Dear readers,
North Korea, famous for its nuclear brinksmanship, has recentlycriticized its Chinese ally with unprecedented candor. Recent nuclear and ballistic missile tests have angered the Xi Jinping administration in Beijing, causing something of a fall-out between the two communist powers.
The state-run Korean Central News Agency published a report on May 3, warning China that there would be “grave consequences” for “chopping down the pillar of the DPRK–China relations.” (DPRK stands for the Democratic People’s Republic of Korea.)
Rumors abound that China is preparing armies along the Yalu River to secure its border with North Korea. This signifies a sharp reversal in relations from when the two countries formed a communist bloc that stopped United Nations forces in the Korean War and granted the Kim regime over six decades in power.

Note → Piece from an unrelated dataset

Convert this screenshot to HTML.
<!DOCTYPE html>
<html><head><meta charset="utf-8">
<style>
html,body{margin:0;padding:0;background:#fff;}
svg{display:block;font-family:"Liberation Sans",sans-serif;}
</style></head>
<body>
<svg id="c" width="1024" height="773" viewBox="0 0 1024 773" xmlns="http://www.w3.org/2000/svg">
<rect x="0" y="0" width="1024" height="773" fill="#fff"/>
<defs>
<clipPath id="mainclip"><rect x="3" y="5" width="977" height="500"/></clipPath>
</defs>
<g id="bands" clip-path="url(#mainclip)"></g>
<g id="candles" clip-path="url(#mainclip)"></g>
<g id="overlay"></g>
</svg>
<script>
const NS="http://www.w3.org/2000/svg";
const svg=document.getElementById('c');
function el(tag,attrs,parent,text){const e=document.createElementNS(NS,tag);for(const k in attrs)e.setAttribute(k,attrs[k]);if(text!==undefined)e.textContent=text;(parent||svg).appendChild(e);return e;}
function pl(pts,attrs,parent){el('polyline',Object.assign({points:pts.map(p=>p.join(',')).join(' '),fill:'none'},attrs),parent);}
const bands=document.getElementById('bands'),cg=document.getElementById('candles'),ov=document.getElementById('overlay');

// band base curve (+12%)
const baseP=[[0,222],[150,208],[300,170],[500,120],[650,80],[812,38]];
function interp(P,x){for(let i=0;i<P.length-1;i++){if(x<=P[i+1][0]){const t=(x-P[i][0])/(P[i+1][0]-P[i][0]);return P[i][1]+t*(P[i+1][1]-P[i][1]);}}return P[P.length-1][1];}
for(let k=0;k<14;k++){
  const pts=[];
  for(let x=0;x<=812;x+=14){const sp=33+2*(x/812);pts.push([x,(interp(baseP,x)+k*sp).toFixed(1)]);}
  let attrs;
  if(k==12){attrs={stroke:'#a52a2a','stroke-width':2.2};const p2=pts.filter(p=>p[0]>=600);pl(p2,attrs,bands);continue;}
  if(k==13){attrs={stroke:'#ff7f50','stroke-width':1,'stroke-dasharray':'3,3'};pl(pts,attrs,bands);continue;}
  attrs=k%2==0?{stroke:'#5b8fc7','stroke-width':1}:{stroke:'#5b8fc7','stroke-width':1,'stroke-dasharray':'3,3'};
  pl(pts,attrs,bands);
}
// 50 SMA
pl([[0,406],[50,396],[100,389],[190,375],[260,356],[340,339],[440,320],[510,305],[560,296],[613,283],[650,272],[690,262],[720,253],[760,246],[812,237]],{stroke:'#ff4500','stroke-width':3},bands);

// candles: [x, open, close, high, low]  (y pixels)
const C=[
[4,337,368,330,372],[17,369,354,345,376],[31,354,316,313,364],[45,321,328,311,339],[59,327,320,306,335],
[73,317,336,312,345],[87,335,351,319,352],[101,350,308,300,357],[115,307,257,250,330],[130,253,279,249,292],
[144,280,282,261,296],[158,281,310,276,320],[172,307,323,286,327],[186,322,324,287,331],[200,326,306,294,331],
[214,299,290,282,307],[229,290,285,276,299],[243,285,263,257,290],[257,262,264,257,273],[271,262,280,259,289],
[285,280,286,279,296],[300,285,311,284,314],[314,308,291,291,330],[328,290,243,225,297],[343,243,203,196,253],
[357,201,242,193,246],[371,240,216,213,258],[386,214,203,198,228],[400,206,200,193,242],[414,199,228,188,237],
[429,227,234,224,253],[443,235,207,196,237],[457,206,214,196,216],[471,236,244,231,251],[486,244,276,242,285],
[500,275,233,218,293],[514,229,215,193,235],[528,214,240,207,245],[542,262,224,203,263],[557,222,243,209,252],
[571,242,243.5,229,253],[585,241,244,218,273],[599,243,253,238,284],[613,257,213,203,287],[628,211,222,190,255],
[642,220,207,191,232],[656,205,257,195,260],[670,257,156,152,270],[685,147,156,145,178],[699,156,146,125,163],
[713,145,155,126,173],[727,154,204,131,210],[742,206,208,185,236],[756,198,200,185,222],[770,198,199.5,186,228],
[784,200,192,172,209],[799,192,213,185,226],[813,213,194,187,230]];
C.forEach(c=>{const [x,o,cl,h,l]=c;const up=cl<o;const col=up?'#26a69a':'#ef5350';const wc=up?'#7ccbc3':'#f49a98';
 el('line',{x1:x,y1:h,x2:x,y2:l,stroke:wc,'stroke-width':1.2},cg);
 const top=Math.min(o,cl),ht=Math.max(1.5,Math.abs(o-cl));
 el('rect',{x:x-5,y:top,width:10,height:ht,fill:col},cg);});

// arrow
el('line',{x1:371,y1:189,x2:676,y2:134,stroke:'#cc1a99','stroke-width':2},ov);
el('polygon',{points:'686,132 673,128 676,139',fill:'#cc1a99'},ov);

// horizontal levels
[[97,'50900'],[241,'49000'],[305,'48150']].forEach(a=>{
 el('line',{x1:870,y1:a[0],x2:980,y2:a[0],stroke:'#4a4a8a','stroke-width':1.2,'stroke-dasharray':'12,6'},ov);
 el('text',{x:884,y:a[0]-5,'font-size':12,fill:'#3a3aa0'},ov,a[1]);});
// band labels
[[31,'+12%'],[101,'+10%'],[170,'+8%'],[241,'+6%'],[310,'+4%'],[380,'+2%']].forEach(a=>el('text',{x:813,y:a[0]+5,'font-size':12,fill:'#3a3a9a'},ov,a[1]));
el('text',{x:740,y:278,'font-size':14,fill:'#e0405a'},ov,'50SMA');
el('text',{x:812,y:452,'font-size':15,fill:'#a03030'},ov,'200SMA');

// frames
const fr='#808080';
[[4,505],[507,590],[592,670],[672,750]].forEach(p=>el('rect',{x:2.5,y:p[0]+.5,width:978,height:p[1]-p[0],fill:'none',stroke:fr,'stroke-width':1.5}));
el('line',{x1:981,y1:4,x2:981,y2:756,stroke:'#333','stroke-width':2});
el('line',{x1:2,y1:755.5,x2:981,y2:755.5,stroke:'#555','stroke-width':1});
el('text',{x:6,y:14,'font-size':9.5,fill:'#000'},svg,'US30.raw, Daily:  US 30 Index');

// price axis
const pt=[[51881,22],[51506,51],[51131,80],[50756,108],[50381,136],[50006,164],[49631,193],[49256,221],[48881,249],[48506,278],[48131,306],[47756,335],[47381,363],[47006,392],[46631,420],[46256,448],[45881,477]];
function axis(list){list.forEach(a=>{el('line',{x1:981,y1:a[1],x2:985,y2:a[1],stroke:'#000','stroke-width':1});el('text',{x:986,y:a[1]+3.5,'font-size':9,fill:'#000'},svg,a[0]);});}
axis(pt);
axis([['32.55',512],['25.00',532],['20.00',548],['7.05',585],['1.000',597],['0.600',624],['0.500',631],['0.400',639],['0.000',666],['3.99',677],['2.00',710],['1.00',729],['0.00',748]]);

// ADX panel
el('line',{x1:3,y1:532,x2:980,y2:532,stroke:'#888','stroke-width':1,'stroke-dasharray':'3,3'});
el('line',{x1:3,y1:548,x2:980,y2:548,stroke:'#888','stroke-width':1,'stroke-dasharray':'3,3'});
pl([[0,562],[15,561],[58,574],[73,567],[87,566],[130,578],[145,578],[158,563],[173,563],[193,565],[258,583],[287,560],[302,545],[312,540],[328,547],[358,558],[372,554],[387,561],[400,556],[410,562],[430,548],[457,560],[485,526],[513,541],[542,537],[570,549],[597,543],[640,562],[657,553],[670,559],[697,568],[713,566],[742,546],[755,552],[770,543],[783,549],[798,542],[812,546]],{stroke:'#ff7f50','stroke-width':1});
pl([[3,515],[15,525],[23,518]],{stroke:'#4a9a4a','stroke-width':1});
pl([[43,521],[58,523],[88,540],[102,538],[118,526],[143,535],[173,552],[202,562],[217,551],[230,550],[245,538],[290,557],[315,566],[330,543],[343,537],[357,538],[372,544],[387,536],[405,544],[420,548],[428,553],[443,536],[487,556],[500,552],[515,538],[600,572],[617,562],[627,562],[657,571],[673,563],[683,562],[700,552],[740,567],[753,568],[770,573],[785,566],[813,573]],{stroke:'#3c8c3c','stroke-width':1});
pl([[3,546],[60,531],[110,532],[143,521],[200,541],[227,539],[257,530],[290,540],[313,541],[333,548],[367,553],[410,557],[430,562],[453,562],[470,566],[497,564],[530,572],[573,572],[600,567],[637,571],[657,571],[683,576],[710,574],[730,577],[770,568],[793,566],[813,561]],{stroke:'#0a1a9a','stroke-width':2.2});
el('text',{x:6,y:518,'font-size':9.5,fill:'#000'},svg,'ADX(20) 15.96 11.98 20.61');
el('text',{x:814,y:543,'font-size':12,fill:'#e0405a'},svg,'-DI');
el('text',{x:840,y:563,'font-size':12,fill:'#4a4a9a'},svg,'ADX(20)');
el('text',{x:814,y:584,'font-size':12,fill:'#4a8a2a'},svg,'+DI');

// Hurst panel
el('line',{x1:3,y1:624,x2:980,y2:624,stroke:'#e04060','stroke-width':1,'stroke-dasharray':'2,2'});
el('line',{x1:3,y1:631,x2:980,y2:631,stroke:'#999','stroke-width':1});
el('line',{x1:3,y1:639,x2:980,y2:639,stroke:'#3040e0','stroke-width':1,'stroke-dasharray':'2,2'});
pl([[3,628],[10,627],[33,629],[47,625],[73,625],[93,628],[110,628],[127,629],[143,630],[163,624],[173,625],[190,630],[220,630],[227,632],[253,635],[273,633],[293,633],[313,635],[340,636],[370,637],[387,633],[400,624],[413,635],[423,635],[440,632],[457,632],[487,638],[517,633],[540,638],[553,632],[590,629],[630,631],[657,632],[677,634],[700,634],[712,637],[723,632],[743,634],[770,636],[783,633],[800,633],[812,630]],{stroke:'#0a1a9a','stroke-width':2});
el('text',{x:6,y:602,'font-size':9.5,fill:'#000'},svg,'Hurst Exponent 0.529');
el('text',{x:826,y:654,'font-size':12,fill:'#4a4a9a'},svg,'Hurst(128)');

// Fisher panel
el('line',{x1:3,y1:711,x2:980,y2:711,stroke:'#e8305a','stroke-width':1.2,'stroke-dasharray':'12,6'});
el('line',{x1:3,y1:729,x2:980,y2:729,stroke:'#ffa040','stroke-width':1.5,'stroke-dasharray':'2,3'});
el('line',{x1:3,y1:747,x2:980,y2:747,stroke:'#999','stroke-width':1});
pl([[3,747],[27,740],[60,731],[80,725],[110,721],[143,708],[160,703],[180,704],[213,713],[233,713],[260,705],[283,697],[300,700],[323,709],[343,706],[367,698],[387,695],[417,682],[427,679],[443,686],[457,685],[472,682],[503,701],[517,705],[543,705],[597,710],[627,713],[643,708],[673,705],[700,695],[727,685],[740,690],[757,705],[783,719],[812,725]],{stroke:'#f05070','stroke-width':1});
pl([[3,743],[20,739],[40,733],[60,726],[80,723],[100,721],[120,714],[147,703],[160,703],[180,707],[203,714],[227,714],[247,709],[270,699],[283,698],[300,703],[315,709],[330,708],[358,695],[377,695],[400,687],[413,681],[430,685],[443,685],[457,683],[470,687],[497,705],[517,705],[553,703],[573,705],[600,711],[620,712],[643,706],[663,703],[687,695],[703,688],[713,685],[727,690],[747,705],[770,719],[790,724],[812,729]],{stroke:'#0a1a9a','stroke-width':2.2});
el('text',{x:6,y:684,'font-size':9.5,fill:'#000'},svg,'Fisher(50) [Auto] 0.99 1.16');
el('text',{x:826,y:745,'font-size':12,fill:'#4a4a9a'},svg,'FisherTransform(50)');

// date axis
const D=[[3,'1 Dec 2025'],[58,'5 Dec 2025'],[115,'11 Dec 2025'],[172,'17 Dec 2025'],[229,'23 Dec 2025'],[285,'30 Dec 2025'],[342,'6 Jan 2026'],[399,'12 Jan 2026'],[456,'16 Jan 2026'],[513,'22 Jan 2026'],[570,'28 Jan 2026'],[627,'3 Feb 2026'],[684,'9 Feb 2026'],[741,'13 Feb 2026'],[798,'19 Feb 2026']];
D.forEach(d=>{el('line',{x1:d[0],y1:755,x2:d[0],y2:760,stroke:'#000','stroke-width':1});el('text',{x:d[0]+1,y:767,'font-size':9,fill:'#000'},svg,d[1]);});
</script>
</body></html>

But if North Korea collapses, what's in store for Beijing?
As the ancient Chinese political saying goes, “without lips, the teeth are cold.” The end of Kim Jong Un's multigenerational communist regime would weigh heavily on China, which is under another communist regime that formerly, under Mao Zedong, resembled today's North Korea writ large.

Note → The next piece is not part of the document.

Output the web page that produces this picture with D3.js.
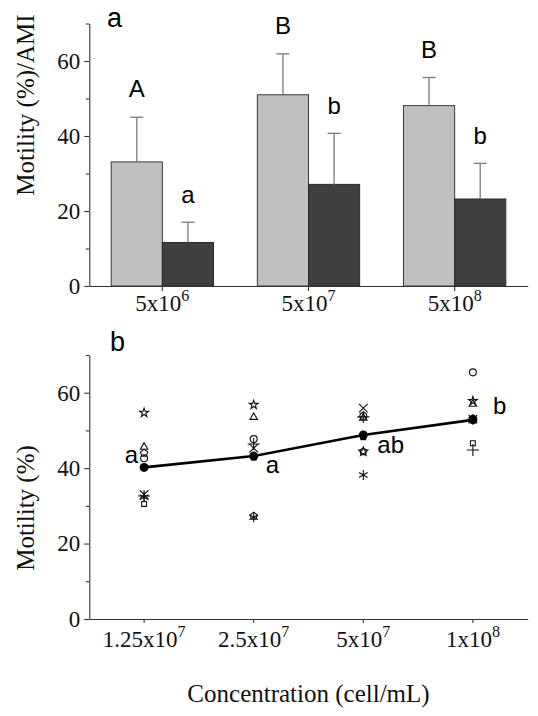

Since the launch of China's economic reforms, Pyongyang's eccentricity has allowed China to project an image of normalcy and progress even as grievous human rights abuses—including those unprecedented in the history of totalitarian abuse, such as forced live organ harvesting—took place en masse under the direction of the Chinese regime’s communist leaders.

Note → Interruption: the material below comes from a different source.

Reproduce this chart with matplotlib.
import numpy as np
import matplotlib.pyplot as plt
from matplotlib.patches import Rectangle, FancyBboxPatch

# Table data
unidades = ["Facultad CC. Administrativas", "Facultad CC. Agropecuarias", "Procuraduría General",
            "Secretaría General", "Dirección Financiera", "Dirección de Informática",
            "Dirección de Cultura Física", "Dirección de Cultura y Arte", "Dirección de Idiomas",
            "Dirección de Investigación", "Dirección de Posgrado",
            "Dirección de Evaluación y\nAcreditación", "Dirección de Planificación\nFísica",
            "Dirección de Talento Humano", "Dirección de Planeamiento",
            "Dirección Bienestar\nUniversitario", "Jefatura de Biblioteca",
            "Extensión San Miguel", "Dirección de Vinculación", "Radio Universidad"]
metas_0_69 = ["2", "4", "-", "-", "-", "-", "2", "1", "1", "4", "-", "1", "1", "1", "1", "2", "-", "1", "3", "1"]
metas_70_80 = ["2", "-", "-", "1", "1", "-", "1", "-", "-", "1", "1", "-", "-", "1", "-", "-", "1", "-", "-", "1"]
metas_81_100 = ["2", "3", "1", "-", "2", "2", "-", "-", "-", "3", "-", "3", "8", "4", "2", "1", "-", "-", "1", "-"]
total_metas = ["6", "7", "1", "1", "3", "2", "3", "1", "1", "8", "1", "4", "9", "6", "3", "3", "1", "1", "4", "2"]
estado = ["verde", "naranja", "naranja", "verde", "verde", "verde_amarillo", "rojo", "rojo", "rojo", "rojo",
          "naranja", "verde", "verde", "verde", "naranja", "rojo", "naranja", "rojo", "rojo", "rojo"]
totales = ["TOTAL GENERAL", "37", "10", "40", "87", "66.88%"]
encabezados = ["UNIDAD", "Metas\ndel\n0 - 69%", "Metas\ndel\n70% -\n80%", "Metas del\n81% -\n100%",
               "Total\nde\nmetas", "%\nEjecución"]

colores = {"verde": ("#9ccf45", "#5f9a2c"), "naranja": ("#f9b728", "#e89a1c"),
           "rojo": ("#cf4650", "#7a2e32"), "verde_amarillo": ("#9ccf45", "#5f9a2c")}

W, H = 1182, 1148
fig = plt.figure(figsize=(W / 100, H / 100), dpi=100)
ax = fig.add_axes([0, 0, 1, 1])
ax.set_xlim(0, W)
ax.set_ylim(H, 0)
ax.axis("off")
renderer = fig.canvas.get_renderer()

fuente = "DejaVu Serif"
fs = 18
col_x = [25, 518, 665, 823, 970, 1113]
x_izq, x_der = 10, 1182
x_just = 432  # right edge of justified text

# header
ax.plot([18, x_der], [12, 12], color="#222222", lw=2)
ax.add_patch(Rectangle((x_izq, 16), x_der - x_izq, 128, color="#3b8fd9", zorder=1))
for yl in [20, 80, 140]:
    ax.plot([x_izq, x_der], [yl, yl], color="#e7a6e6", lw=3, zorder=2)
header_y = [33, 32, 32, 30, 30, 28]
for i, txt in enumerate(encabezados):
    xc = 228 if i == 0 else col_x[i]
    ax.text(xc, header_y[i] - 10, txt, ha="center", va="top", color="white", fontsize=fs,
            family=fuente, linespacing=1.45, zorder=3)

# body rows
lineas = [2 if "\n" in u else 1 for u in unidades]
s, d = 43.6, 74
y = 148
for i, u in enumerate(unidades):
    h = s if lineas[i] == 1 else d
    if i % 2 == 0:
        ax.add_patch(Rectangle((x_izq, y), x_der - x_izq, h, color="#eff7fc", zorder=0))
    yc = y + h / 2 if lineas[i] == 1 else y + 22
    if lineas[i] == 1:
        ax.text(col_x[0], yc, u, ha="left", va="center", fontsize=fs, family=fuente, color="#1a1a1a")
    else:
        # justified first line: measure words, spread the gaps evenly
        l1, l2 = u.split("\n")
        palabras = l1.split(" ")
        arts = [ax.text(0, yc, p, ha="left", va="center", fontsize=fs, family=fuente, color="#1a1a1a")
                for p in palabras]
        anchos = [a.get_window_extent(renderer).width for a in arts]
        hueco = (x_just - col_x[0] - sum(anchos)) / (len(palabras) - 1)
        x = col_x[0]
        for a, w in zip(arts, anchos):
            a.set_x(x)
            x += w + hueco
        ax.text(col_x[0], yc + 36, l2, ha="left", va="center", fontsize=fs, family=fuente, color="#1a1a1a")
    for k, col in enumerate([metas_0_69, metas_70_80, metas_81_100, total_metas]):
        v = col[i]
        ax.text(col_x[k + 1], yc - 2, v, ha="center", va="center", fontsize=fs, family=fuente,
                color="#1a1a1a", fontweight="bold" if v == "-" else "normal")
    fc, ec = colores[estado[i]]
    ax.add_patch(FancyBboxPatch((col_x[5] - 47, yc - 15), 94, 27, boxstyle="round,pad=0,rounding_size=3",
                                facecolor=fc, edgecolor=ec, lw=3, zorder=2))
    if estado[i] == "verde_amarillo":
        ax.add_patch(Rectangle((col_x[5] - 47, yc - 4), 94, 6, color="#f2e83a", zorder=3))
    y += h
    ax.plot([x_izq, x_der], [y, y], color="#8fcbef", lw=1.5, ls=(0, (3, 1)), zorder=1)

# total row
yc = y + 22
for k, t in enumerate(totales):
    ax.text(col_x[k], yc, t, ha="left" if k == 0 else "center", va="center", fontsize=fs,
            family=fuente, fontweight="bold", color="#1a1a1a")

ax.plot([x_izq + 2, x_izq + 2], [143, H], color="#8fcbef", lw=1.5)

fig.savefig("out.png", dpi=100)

North Korea's nuclear threat also provided a convenient point of crisis that leaders in Beijing could use to leverage against its neighbors and the United States.
Under Xi, however, Beijing has arrived at a crossroads. The nuclear threat is too grave to tolerate for much longer. And as U.S. President Donald Trump's many recent negotiations with his Chinese counterpart suggest, the Xi administration is open to cooperating to neutralize the Kim regime.
At the same time, viewed from the lens of Communist Party doctrine, Xi and his cohorts cannot afford to simply give up on North Korea, which still holds a solid place in the revolutionary mythos.
Adding another dimension to the problem is the upcoming 19th Party Congress of the Chinese Communist Party, where Xi Jinping has a chance to clear the Politburo Standing Committee of his factional rivals—or spend another five years locked in some degree of political impasse.
How Xi's government handles North Korea, should the crisis flare up again, could make—or break—his designs for the reconstitution of China's leadership.